◆ Do this ◆
Return the lines below exactly, from the first line to the line that contains "import * as". Leave out pictures.
--- start ---
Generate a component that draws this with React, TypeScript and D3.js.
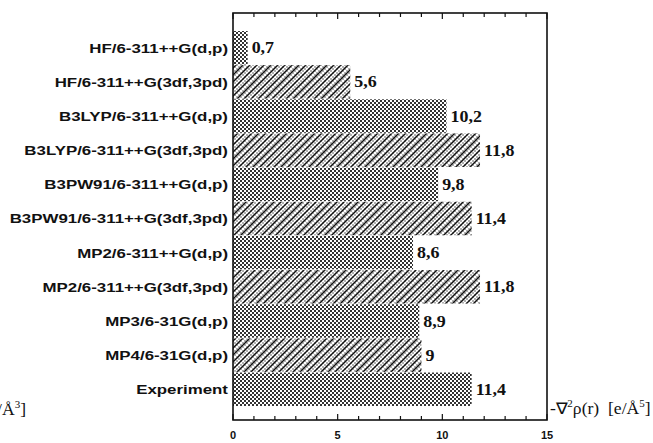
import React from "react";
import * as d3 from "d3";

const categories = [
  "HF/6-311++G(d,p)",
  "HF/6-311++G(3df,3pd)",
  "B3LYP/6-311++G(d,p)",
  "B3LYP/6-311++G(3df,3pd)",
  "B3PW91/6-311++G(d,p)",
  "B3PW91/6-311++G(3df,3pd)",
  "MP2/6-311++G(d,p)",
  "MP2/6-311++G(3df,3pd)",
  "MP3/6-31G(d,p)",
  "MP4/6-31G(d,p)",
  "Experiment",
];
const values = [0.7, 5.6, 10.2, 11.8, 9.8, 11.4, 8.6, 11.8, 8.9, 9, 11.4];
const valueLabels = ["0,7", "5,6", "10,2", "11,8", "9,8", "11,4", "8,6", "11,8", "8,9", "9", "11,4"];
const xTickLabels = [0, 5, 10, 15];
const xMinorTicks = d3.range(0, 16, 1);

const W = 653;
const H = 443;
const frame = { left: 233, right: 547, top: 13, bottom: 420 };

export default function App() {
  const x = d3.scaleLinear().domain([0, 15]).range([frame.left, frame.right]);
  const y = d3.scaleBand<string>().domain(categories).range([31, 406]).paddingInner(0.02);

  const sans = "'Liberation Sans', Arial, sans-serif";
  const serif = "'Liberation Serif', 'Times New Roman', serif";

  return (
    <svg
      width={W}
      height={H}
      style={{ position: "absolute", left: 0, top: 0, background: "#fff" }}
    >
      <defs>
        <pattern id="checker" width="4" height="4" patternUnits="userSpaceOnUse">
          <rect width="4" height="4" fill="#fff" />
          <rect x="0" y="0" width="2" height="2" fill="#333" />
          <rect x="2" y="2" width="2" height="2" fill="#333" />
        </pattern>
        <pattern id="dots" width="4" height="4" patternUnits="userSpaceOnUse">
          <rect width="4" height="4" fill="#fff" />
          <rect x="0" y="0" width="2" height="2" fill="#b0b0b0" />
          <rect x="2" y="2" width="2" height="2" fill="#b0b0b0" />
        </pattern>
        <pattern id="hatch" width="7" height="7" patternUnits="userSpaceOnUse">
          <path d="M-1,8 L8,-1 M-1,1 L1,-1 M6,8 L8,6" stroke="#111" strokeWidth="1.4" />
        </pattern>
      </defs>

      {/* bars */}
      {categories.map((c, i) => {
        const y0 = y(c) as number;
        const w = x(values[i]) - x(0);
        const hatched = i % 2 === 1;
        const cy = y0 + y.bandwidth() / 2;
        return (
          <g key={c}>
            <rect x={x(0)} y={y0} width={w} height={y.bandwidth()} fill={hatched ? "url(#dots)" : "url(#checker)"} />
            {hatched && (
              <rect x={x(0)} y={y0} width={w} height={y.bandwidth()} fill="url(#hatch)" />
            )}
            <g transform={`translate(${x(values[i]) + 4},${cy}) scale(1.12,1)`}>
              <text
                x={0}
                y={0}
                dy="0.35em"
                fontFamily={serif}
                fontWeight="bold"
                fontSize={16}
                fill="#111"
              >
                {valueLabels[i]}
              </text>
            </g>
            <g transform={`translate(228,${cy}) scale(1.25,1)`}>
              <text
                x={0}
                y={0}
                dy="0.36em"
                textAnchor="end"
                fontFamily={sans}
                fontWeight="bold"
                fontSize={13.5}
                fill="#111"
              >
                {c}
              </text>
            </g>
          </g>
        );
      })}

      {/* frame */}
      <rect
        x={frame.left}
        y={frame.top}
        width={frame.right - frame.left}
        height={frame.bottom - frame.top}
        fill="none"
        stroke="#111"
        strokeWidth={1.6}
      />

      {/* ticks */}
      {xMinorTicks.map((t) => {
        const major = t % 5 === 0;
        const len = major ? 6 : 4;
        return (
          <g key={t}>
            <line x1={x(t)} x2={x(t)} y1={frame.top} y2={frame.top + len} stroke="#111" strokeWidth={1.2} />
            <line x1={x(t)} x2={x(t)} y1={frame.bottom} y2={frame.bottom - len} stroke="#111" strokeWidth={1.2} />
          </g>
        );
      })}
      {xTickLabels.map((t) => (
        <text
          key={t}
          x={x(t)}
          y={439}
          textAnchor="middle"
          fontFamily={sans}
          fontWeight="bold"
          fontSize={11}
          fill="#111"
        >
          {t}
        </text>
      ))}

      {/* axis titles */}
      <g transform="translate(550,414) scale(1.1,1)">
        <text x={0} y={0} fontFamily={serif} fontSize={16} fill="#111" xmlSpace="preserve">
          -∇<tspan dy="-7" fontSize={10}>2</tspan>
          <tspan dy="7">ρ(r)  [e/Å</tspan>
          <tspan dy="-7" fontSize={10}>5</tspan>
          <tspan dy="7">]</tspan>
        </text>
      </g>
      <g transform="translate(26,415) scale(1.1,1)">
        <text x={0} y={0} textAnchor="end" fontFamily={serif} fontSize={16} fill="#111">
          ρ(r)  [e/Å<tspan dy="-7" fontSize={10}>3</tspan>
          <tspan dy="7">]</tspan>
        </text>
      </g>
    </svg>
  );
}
--- end ---
◆ Finished exercise ◆
Generate a component that draws this with React, TypeScript and D3.js.
import React from "react";
import * as d3 from "d3";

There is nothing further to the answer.